PostgreSQL Replication – When to Clean Up Archived WAL Files

postgresqlpostgresql-9.2replication

I need some help understanding the how archived WAL files are used and when I can clean them up.

Currently we have a master database replicating to a slave, but every so often our master database server runs out of disk space because the files archived using archive_command build up and we have to manually remove them. I feel like we're missing something if we have to manually remove old archived WAL files because there are too many that the file system runs out of disk space…

Having said that, I'm not sure I understand the replication process enough to start deleting files and be confident that I'm not screwing anything up. Does our slave use the archived files created by archive_command or does it rely only on the files in $PG_DATA/pg_xlog directory to maintain a consistent state with the master?
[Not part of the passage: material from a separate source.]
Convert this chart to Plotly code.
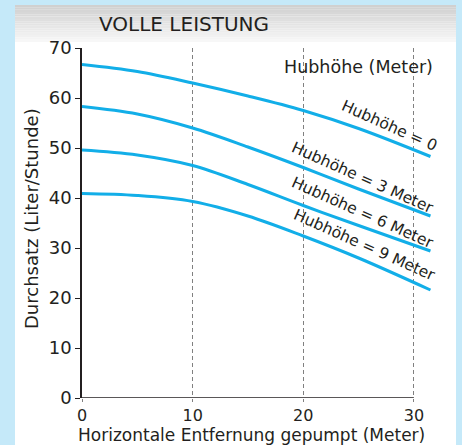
import plotly.graph_objects as go

# Data
x_dist = [0, 5, 10, 15, 20, 25, 31.5]
flow_h0 = [66.7, 65.3, 63.0, 60.4, 57.5, 53.9, 48.3]
flow_h3 = [58.3, 56.8, 54.0, 50.2, 46.1, 41.8, 36.4]
flow_h6 = [49.6, 48.6, 46.5, 42.7, 38.5, 34.5, 29.4]
flow_h9 = [40.9, 40.5, 39.3, 36.4, 32.4, 28.0, 21.6]

series = [flow_h0, flow_h3, flow_h6, flow_h9]
curve_labels = ["Hubhöhe = 0", "Hubhöhe = 3 Meter", "Hubhöhe = 6 Meter", "Hubhöhe = 9 Meter"]
label_x = [27.8, 25.4, 25.4, 25.5]
label_y = [54.4, 44.0, 37.0, 30.6]

x_ticks = [0, 10, 20, 30]
y_ticks = [0, 10, 20, 30, 40, 50, 60, 70]

FONT = "DejaVu Sans, Liberation Sans, Arial, sans-serif"
LINE = "#12aee8"
BG = "#c5e9f9"
TXT = "#231f20"

fig = go.Figure()
for ys in series:
    fig.add_trace(go.Scatter(x=x_dist, y=ys, mode="lines",
                             line=dict(color=LINE, width=3, shape="spline", smoothing=1.0),
                             showlegend=False, hoverinfo="skip"))

for t, lx, ly in zip(curve_labels, label_x, label_y):
    fig.add_annotation(x=lx, y=ly, text=t, showarrow=False, textangle=24,
                       font=dict(family=FONT, size=15.5, color=TXT))

fig.add_annotation(x=25, y=66.2, text="Hubhöhe (Meter)", showarrow=False,
                   font=dict(family=FONT, size=17.5, color=TXT))

# panel background + header gradient
PW = 354.0
PH = 350.0
def px_x(p):
    return (p - 82) / PW
def px_y(p):
    return (398 - p) / PH

shapes = [dict(type="rect", xref="paper", yref="paper", x0=px_x(15), x1=px_x(456),
               y0=px_y(450), y1=px_y(5),
               fillcolor="white", line=dict(width=0), layer="below")]
n = 16
top_px, bot_px = 5, 42
for i in range(n):
    t = i / (n - 1)
    c = int(0xd0 + (0xf7 - 0xd0) * t)
    y0px = top_px + (bot_px - top_px) * i / n
    y1px = top_px + (bot_px - top_px) * (i + 1) / n
    shapes.append(dict(type="rect", xref="paper", yref="paper",
                       x0=px_x(15), x1=px_x(456),
                       y0=px_y(y1px), y1=px_y(y0px),
                       fillcolor=f"rgb({c},{c},{c})", line=dict(width=0), layer="below"))
# x axis line ending at 30
shapes.append(dict(type="line", xref="x", yref="y", x0=0, x1=30, y0=0, y1=0,
                   line=dict(color=TXT, width=1.5)))

fig.update_layout(
    width=462, height=445,
    margin=dict(l=82, r=26, t=48, b=47),
    paper_bgcolor=BG, plot_bgcolor="rgba(0,0,0,0)",
    shapes=shapes,
    font=dict(family=FONT, color=TXT),
)
fig.add_annotation(xref="paper", yref="paper", x=px_x(97), y=px_y(24),
                   xanchor="left", yanchor="middle", text="VOLLE LEISTUNG", showarrow=False,
                   font=dict(family=FONT, size=20, color=TXT))
fig.add_annotation(xref="paper", yref="paper", x=px_x(251), y=px_y(435),
                   xanchor="center", yanchor="middle",
                   text="Horizontale Entfernung gepumpt (Meter)", showarrow=False,
                   font=dict(family=FONT, size=17, color=TXT))
fig.add_annotation(xref="paper", yref="paper", x=px_x(31), y=px_y(219),
                   xanchor="center", yanchor="middle", textangle=-90,
                   text="Durchsatz (Liter/Stunde)", showarrow=False,
                   font=dict(family=FONT, size=18, color=TXT))

fig.update_xaxes(range=[0, 32], tickvals=x_ticks, showline=False, zeroline=False, automargin=False,
                 showgrid=True, griddash="4px,3px", gridcolor="#808080", gridwidth=1,
                 ticks="outside", ticklen=3, tickcolor="#808080",
                 tickfont=dict(size=16))
fig.update_yaxes(range=[0, 70], tickvals=y_ticks, showline=True, linecolor=TXT, linewidth=1.5,
                 automargin=False,
                 zeroline=False, showgrid=False, ticks="outside", ticklen=5, tickcolor=TXT,
                 tickfont=dict(size=18))

fig.write_html("out.html", config={"displayModeBar": False},
               post_script="document.body.style.margin='0';document.body.style.overflow='hidden';")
If that's the case, and we're doing a pg_dump of our master every six hours, could I update our backup script to also clear out all archive files that exist at the start of the pg_dump (once the pg_dump is complete of course)? from the docs:

Note: pg_dump and pg_dumpall do not produce file-system-level backups
and cannot be used as part of a continuous-archiving solution. Such
dumps are logical and do not contain enough information to be used by
WAL replay.

I just want to make sure that however we clean up the archived files, we still have what we need for replication to continue as well as be able to perform a PITR in since the last base backup.

Our archive command is cp %p /var/lib/postgresql/9.2/archive/%f and here is our recovery.conf file from the slave:

standby_mode = 'on'
primary_conninfo = 'host=<ip-address> port=<port> user=rep password=<password> sslmode=require'
trigger_file = '/tmp/postgresql.trigger.5432'

Best Answer

WAL Files are a record of all the transactions that have taken place .. but that's it - a delta between state before and state after, essentially. Which means you have to have a BASE to start off of before you can apply any WAL Files.

If you clear out WAL archives without creating a new BASE, then you will be in trouble when you try to restore your database (via PITR) from them.

If you are going to delete WAL files, then you need to make sure you have a valid base to build from again afterward.

Read the documentation on WAL archiving for more information.

In terms of streaming replication, I believe that only uses files located in pg_xlog... (files are not archived before they are sent, IIRC)

If that's the case, and we're doing a pg_dump of our master every six hours, could I update our backup script to also clear out all archive files that exist at the start of the pg_dump (once the pg_dump is complete of course)?

Not entirely ... pg_dump creates a file that contains the information of your whole database that can be given to pg_restore... For PITR, you actually need to create a file-level "backup" by copying your database files and WAL files (after issuing a pg_start_backup)